Poor old Dumaurier! -
And so you think a foul "friend" a finer fellow than an open enemy. -
For twenty years then you have been nourishing this envy, malice, and pretty bonhomie of whose existence, while shaking your honest Anglo-French fist, you allowed me to
perceive gather not the faintest suspicion - until behind my back you could vent your spleen in the pathetic print that should bring guineas to the popular draughtsman whose poor eyes are yet not too dimmed to fix, with his pencil, the détails of his diary upon his distinguished companions in whose intimacy he has speculated -
What a life! -
You propose your published [p. 2] lie to my possible "future biographer" - You are mistaken - it will die with you - and in your own excellent self you furnish him with the explanation of all the rest - for what now in the name of all that is traitorous, should I do with "friendship" such as yours! -
1. [4 April 1894?]
This is related to a draft for a letter to the Pall Mall Gazette , dated 4 April 1894, #04395. However, JW's indignation must have grown for over a month before he sent the letter out for publication. It was published under the heading 'Mr. Whistler on Friendship,' The Pall Mall Gazette, vol. 58, no. 9092, 13 May 1894, p. 2.
3. foul "friend"
A pun on 'foul fiend'.
Fr., exuberant friendliness. JW is being ironic.

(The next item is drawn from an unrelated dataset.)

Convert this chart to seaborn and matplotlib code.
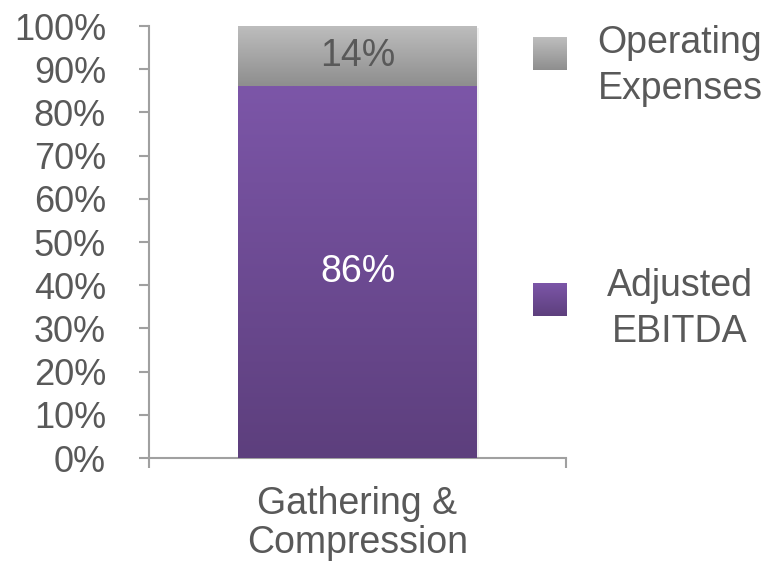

Du Maurier, George, 'Trilby,' Harper's New Monthly Magazine, serialised, begun 1 January 1894; reprinted (expunged) as Trilby: A Novel, New York, 1894; regular ed., London and New York, 1895.
6. poor eyes
Early in his career Du Maurier lost the sight of one eye, which is why he abandoned a career as a painter for that of draughtsman and illustrator.